1. What do you want? And what do you not want?
Is your list any more than a mere wish list? If so, what binds-together these core values and necessary exclusions?
I want order, justice and peace, which I take to be synonymous. I want to be able to visit any section of any city at any time of day without being robbed or attacked, for example. I want less chaos.
I don’t see this list as any more of a "wish list" than what religious conservatives want.
Civilization is the process of imposing order on chaos and disorder. I favor more civilization and therefore less chaos.
2. Having listed these requirements, is it possible to sustain a society which gives you what you want, and not what you do not want? What are the mechanisms by which your ideal society would be maintained? Are they plausible? Are they strong enough?
Sure. Take Singapore. It’s a lot closer to my ideal than the current American form of government. It exists – it’s therefore possible to get a whole lot better.
3. How would your ideal society stop itself recapitulating the course of all existing Western societies?
In other words, what is to prevent the re-emergence of radicalism, communism, socialism and political correctness? – in other words, what is to prevent the return of that suicidal embrace of active self-destruction which prevailed in all Western societies, at more or less the same time, apparently independently.
I don’t know. Nothing seems to be able to resist progressivism for long.
Christianity was paramount for a while and it lost – I take it to be a dead end.
4. In such a society as you conceive, what will motivate people?
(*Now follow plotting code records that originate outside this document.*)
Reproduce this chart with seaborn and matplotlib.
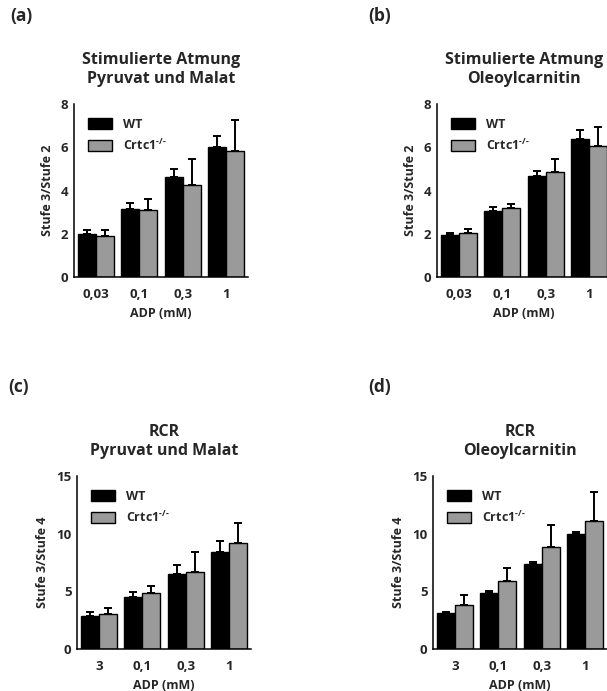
import numpy as np
import pandas as pd
import seaborn as sns
import matplotlib.pyplot as plt

sns.set_style("white")
plt.rcParams['font.family'] = ['Open Sans', 'DejaVu Sans']
plt.rcParams['font.weight'] = 'bold'
plt.rcParams['mathtext.fontset'] = 'custom'
plt.rcParams['mathtext.rm'] = 'Open Sans:bold'
plt.rcParams['mathtext.default'] = 'rm'

groups = ["WT", r"Crtc1$^{\text{-/-}}$"]
adp_top = ["0,03", "0,1", "0,3", "1"]
adp_bottom = ["3", "0,1", "0,3", "1"]

# (a) stimulated respiration, pyruvate + malate
a_wt = [1.99, 3.16, 4.62, 6.02]
a_wt_err = [0.17, 0.26, 0.37, 0.51]
a_ko = [1.88, 3.10, 4.25, 5.84]
a_ko_err = [0.28, 0.51, 1.20, 1.40]

# (b) stimulated respiration, oleoylcarnitine
b_wt = [1.96, 3.05, 4.67, 6.38]
b_wt_err = [0.07, 0.17, 0.23, 0.43]
b_ko = [2.03, 3.17, 4.84, 6.07]
b_ko_err = [0.19, 0.22, 0.60, 0.88]

# (c) RCR, pyruvate + malate
c_wt = [2.86, 4.48, 6.53, 8.44]
c_wt_err = [0.35, 0.46, 0.72, 0.92]
c_ko = [3.01, 4.86, 6.71, 9.22]
c_ko_err = [0.57, 0.60, 1.67, 1.73]

# (d) RCR, oleoylcarnitine
d_wt = [3.12, 4.86, 7.37, 10.00]
d_wt_err = [0.09, 0.14, 0.17, 0.14]
d_ko = [3.79, 5.92, 8.87, 11.13]
d_ko_err = [0.89, 1.07, 1.91, 2.48]

panels = [
    ("(a)", "Stimulierte Atmung\nPyruvat und Malat", "Stufe 3/Stufe 2", adp_top,
     a_wt, a_wt_err, a_ko, a_ko_err, 8, [0, 2, 4, 6, 8]),
    ("(b)", "Stimulierte Atmung\nOleoylcarnitin", "Stufe 3/Stufe 2", adp_top,
     b_wt, b_wt_err, b_ko, b_ko_err, 8, [0, 2, 4, 6, 8]),
    ("(c)", "RCR\nPyruvat und Malat", "Stufe 3/Stufe 4", adp_bottom,
     c_wt, c_wt_err, c_ko, c_ko_err, 15, [0, 5, 10, 15]),
    ("(d)", "RCR\nOleoylcarnitin", "Stufe 3/Stufe 4", adp_bottom,
     d_wt, d_wt_err, d_ko, d_ko_err, 15, [0, 5, 10, 15]),
]

W, H = 607, 691
fig = plt.figure(figsize=(W / 100, H / 100), dpi=100)

# axes boxes in pixels: left, top(y=max), bottom(y=0)
boxes = [(74, 104, 277), (437, 104, 277), (77, 476, 649), (433, 476, 649)]
label_pos = [(10, 16), (368, 16), (8, 387), (368, 387)]
ax_w = 174
fs = 9

for (tag, title, ylab, cats, wt, wt_err, ko, ko_err, ymax, yt), (l, t, b), (lx, ly) in zip(panels, boxes, label_pos):
    ax = fig.add_axes([l / W, 1 - b / H, ax_w / W, (b - t) / H])
    df = pd.DataFrame({
        "ADP": cats * 2,
        "value": wt + ko,
        "err": wt_err + ko_err,
        "group": [groups[0]] * 4 + [groups[1]] * 4,
    })
    sns.barplot(data=df, x="ADP", y="value", hue="group", order=cats,
                palette=["black", "#9a9a9a"], edgecolor="black", linewidth=1.0,
                width=0.82, gap=0, errorbar=None, ax=ax)
    for cont, g in zip(ax.containers, groups):
        sub = df[df["group"] == g]
        xs = [p.get_x() + p.get_width() / 2 for p in cont.patches]
        ax.errorbar(xs, sub["value"].values,
                    yerr=[np.zeros(len(xs)), sub["err"].values],
                    fmt="none", ecolor="black", elinewidth=1.4,
                    capsize=2.8, capthick=1.4, zorder=1)
    ax.set_xlim(-0.5, 3.5)
    ax.set_ylim(0, ymax)
    ax.set_yticks(yt)
    ax.set_title(title, fontsize=11.5, fontweight="bold", pad=15, linespacing=1.3)
    ax.set_ylabel(ylab, fontsize=fs, fontweight="bold", labelpad=5)
    ax.set_xlabel("ADP (mM)", fontsize=fs, fontweight="bold", labelpad=4)
    ax.tick_params(axis="y", direction="out", length=3, width=1.1, labelsize=fs + 0.5, pad=1)
    ax.tick_params(axis="x", length=0, labelsize=fs + 0.5, pad=8)
    for lbl in ax.get_xticklabels() + ax.get_yticklabels():
        lbl.set_fontweight("bold")
    sns.despine(ax=ax)
    for s in ["left", "bottom"]:
        ax.spines[s].set_linewidth(1.1)
        ax.spines[s].set_color("black")
    ax.legend(loc="upper left", frameon=False, handlelength=1.9,
              handleheight=1.0, handletextpad=0.9, labelspacing=0.55,
              borderaxespad=0.7, borderpad=0.4,
              prop={"weight": "bold", "size": fs})
    fig.text(lx / W, 1 - ly / H, tag, fontsize=12.5, fontweight="bold",
             ha="left", va="center")

fig.savefig("out.png", dpi=100)
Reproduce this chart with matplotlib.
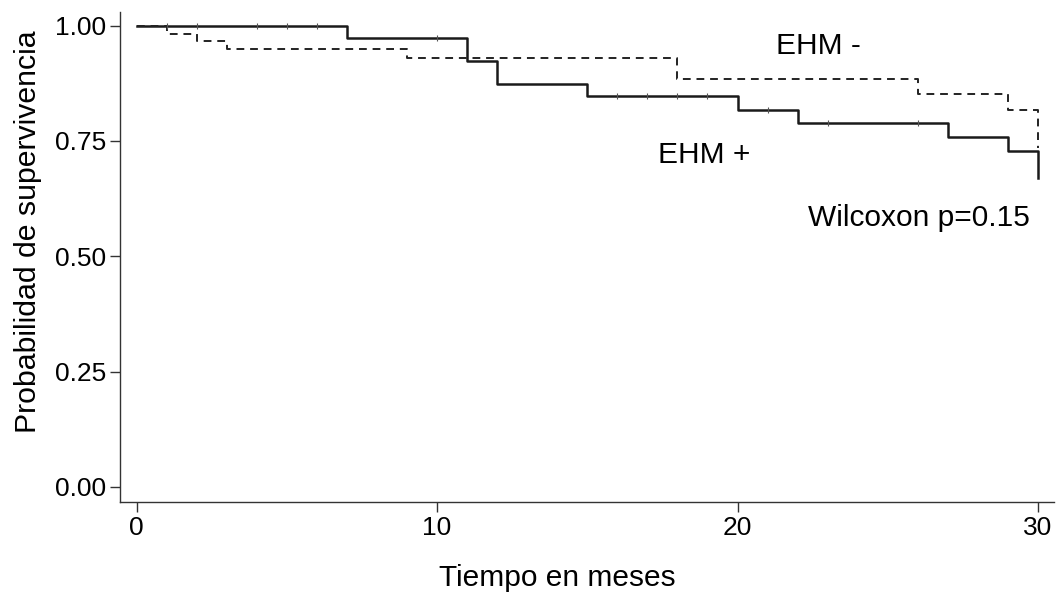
import matplotlib
matplotlib.use("Agg")
import matplotlib.pyplot as plt

plt.rcParams['font.family'] = ['Liberation Sans', 'DejaVu Sans']

# EHM + (solid) step curve
pos_t = [0, 7, 11, 12, 15, 20, 22, 27, 29, 30]
pos_s = [1.0, 0.974, 0.924, 0.874, 0.847, 0.818, 0.789, 0.758, 0.729, 0.669]
# censored times for EHM +
pos_cens_t = [1, 2, 4, 5, 6, 10, 16, 17, 18, 19, 21, 23, 26]

# EHM - (dashed) step curve
neg_t = [0, 1, 2, 3, 9, 18, 26, 29, 30]
neg_s = [1.0, 0.983, 0.966, 0.949, 0.930, 0.885, 0.852, 0.818, 0.735]

labels = ["EHM -", "EHM +", "Wilcoxon p=0.15"]


def surv_at(t, times, surv):
    v = surv[0]
    for tt, ss in zip(times, surv):
        if tt <= t:
            v = ss
    return v


fig, ax = plt.subplots(figsize=(10.63, 5.92), dpi=100)
fig.subplots_adjust(left=0.113, right=0.992, top=0.98, bottom=0.152)

ax.plot(pos_t, pos_s, drawstyle='steps-post', color='#1a1a1a', lw=1.8)
ax.plot(neg_t, neg_s, drawstyle='steps-post', color='#222222', lw=1.4,
        linestyle=(0, (4, 3)))

cens_y = [surv_at(t, pos_t, pos_s) for t in pos_cens_t]
ax.plot(pos_cens_t, cens_y, linestyle='none', marker='|', markersize=4,
        color='#555555', markeredgewidth=0.8)

ax.text(22.7, 0.957, labels[0], fontsize=21.5, ha='center', va='center')
ax.text(18.9, 0.719, labels[1], fontsize=21.5, ha='center', va='center')
ax.text(26.05, 0.584, labels[2], fontsize=21.5, ha='center', va='center')

ax.set_xlim(-0.55, 30.55)
ax.set_ylim(-0.033, 1.03)
ax.set_xticks([0, 10, 20, 30])
ax.set_yticks([0, 0.25, 0.5, 0.75, 1.0])
ax.set_yticklabels(["0.00", "0.25", "0.50", "0.75", "1.00"])
ax.tick_params(labelsize=19, length=7, width=1, color='#333333', pad=3)

for s in ['top', 'right']:
    ax.spines[s].set_visible(False)
for s in ['left', 'bottom']:
    ax.spines[s].set_color('#333333')
    ax.spines[s].set_linewidth(1)

ax.set_xlabel("Tiempo en meses", fontsize=21.5, va='center', ha='center')
ax.set_ylabel("Probabilidad de supervivencia", fontsize=21.8, va='center', ha='center')
ax.xaxis.set_label_coords(0.468, -0.155)
ax.yaxis.set_label_coords(-0.0985, 0.551)

plt.savefig("out.png", dpi=100)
And are these motivations plausibly strong enough to resist relentless, implacable and dedicated foes who cannot be convinced of the virtues of your favoured society and who are prepared to sacrifice pleasure, experience pain, and even willingly to die to get what they want?
In my ideal society, orderliness will directly provide a financial benefit to wealth-producing citizens. The more order there is, the more the wealth-producing citizens will benefit. What could possibly motivate people more?